For those uninitiated, a Bao is a steamed milk bun of Taiwanese origin, filled and then, if you are anything like me, quickly devoured. You don’t need to go to Hong Kong for one – that would be an unnecessary expense – given that London has a restaurant group that specialises in them, and they can be found at numerous street food companies across the country. But we are in Hong Kong and we have hunted this down like it is the last Thylacine and found the small galley restaurant in the heart of Soho. Hip-hop plays, the chefs wearing sleeves of tattoos underneath the t-shirts bearing the logo. Its loud and visceral, pounding with youthful energy.
I will move on to the main event in good time, though first the sharing plates, each priced around the mid-teen mark when converted back to sterling. Dumplings, opaque on the underside and pan-fried to a blackened crisp on top, are filled with a beef short rib mixture that has been braised to a tangle of soft meat. The star of the dish is hidden underneath; a coleslaw of celeriac, not too distant in make-up from a remoulade, which adds a earthiness and crunch to the soft dumplings. Its a compelling piece of cooking, familiar, yet still a statement of intent. We fight over the last one.
Pork cheek is one of my favourite cuts of any animal, cheap, usually slow cooked, and packed full of taste. Here the meat had been roasted and then sliced to robust cuts of pig, each glistening with ribbons of rendered fat. The texture was denser, the meat still tender. A caramelised apple puree, smokey and with a hint of, I think, clove, was smeared around the edge. Ribbons of fennel spiced with cumin are a revelation. Who would have known that the anise funk of fennel could be tempered by the pepperiness of the cumin? Little Bao does, obviously.
And the bao’s? Cushioned pillows of milk, flour and yeast which are the ideal bland vehicle for the complex flavours inside. The pick of the three is the white fish in an ethereal tempura batter, with a sweet and sour tamarind sauce and lightly pickled fennel. Another has softly braised pork belly, dressed in hoi sin and balanced out with a red onion and shiso salad that is almost as good as the one with deep fried chicken, sharp with black vinegar and hot with Szechuan. Its like I imagine the best KFC Zinger burger tastes, only without the genetically modified chicken.
We finish on another bao, smaller in stature and fried to a golden crisp. Inside is a salted milk ice cream drizzled with a caramel sauce. Whoever thought of this has a mind of pure filth and should become my new drinking buddy with immediate effect. Remember what I said about not having to go to Hong Kong for Bao? I take it back. Forget the Christmas presents for the aunt you don’t like and book yourself a flight.

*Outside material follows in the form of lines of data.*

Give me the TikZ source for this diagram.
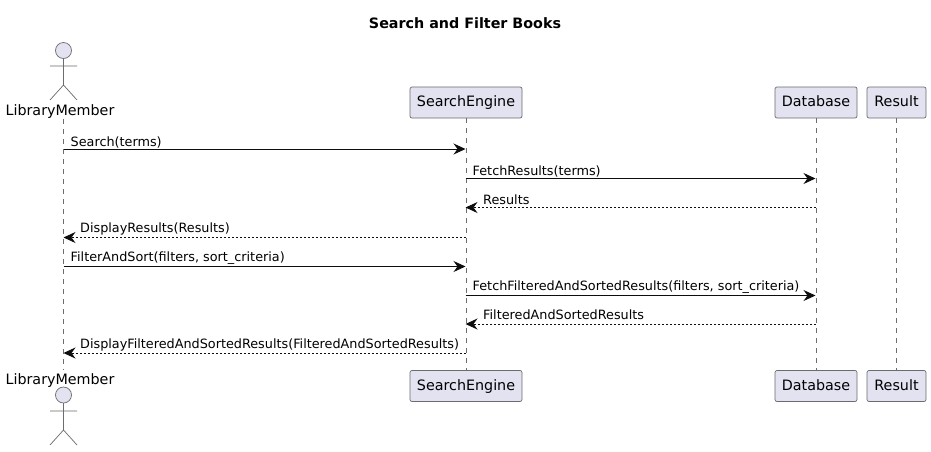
\documentclass[tikz,border=0pt]{standalone}
\usepackage{fontspec}
\setmainfont{DejaVu Sans}
\usepackage{xcolor}
\usetikzlibrary{arrows.meta,positioning}
\definecolor{partfill}{HTML}{E2E2F0}
\definecolor{partline}{HTML}{6B6B70}
\tikzset{
part/.style={draw=partline,fill=partfill,rounded corners=2pt,line width=0.7pt,minimum height=31pt,inner sep=0pt,text height=11pt,text depth=2.5pt,font=\fontsize{14.3}{16}\selectfont,text=black},
who/.style={font=\fontsize{14.3}{16}\selectfont,text=black,inner sep=0pt,anchor=base},
life/.style={draw=partline,line width=0.7pt,dash pattern=on 5pt off 5pt},
call/.style={-{Stealth[length=12pt,width=11pt,inset=4pt]},line width=0.9pt,draw=black!95},
back/.style={call,dash pattern=on 2pt off 2pt},
msg/.style={font=\fontsize{12.8}{15}\selectfont,text=black,inner sep=0pt,anchor=base west},
limb/.style={draw=partline,line width=0.7pt},
}
\begin{document}
\begin{tikzpicture}[x=1pt,y=-1pt]
\useasboundingbox (0,0) rectangle (931,451);
\fill[white](0,0) rectangle (931,451);
\node[font=\bfseries\fontsize{14.3}{16}\selectfont,text=black,inner sep=0pt] (title) at (465,23) {Search and Filter Books};
% participants
\node[who] (memtop) at (60,115) {LibraryMember};
\node[who] (membot) at (60,384) {LibraryMember};
\node[part,minimum width=112pt] (engtop) at (466,102.5) {SearchEngine};
\node[part,minimum width=112pt] (engbot) at (466,386) {SearchEngine};
\node[part,minimum width=82pt] (dbtop) at (816,102.5) {Database};
\node[part,minimum width=82pt] (dbbot) at (816,386) {Database};
\node[part,minimum width=59pt] (restop) at (896.5,102.5) {Result};
\node[part,minimum width=59pt] (resbot) at (896.5,386) {Result};
% lifelines
\coordinate (memA) at (63.5,119);
\coordinate (memB) at (63.5,370);
\draw[life](memA)--(memB);
\draw[life](engtop.south)--(engbot.north);
\draw[life](dbtop.south)--(dbbot.north);
\draw[life](restop.south)--(resbot.north);
% actors
\draw[limb,fill=partfill](63.5,50.5)circle(8);
\draw[limb](63.5,58.5)--(63.5,85)(50,66)--(77,66)(50,100)--(63.5,85)--(77,100);
\draw[limb,fill=partfill](63.5,395)circle(8);
\draw[limb](63.5,403)--(63.5,430)(50,411)--(77,411)(50,445)--(63.5,430)--(77,445);
% messages
\coordinate (mem1) at (63.5,149);
\coordinate (eng1) at (465.5,149);
\coordinate (eng2) at (465.5,178.5);
\coordinate (db2) at (815.5,178.5);
\coordinate (db3) at (815.5,207.5);
\coordinate (eng3) at (465.5,207.5);
\coordinate (eng4) at (465.5,237.5);
\coordinate (mem4) at (63.5,237.5);
\coordinate (mem5) at (63.5,266.5);
\coordinate (eng5) at (465.5,266.5);
\coordinate (eng6) at (465.5,295.5);
\coordinate (db6) at (815.5,295.5);
\coordinate (db7) at (815.5,324);
\coordinate (eng7) at (465.5,324);
\coordinate (eng8) at (465.5,353);
\coordinate (mem8) at (63.5,353);
\draw[call](mem1)--(eng1);
\draw[call](eng2)--(db2);
\draw[back](db3)--(eng3);
\draw[back](eng4)--(mem4);
\draw[call](mem5)--(eng5);
\draw[call](eng6)--(db6);
\draw[back](db7)--(eng7);
\draw[back](eng8)--(mem8);
\node[msg] (t1) at (70.5,146) {Search(terms)};
\node[msg] (t2) at (472.5,175) {FetchResults(terms)};
\node[msg] (t3) at (483,204) {Results};
\node[msg] (t4) at (80,232.5) {DisplayResults(Results)};
\node[msg] (t5) at (70.5,261.5) {FilterAndSort(filters, sort\_criteria)};
\node[msg] (t6) at (472.5,290.5) {FetchFilteredAndSortedResults(filters, sort\_criteria)};
\node[msg] (t7) at (483,319.5) {FilteredAndSortedResults};
\node[msg] (t8) at (80,348.5) {DisplayFilteredAndSortedResults(FilteredAndSortedResults)};
\end{tikzpicture}
\end{document}
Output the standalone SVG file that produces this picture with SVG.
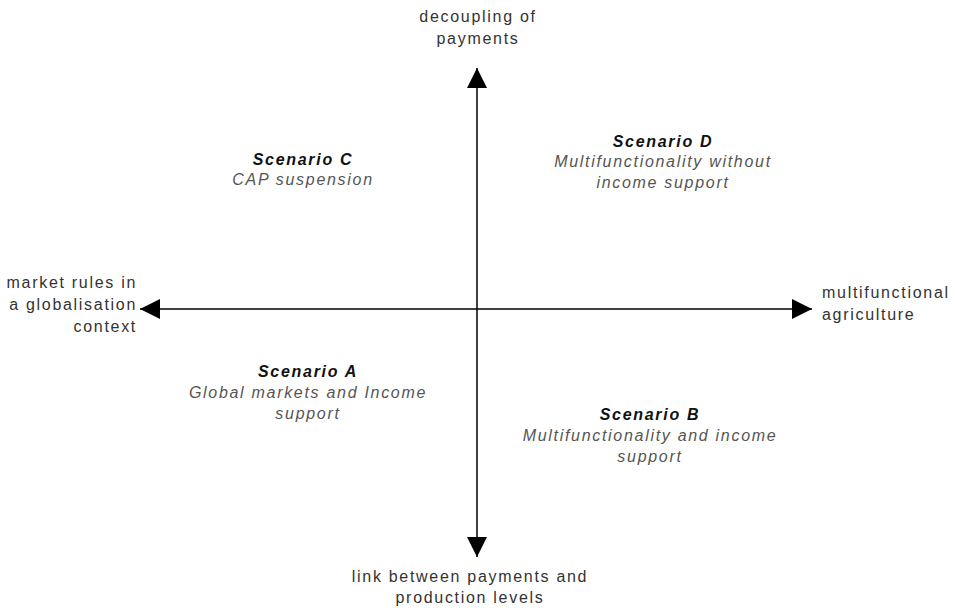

This being Hong Kong its maybe a little more than we would expect to pay at home. The Bao’s are just under a tenner each, cocktails around the same price. I leave with a bill of just under a hundred pound, which may seem expensive given the casual nature of the restaurant, but seemed very fair to me. Its a place I could have happily stayed in and indulged in all night, though it was only right that we stepped outside and gave the next in the queue their turn. It may be little by name but the flavours here are massive.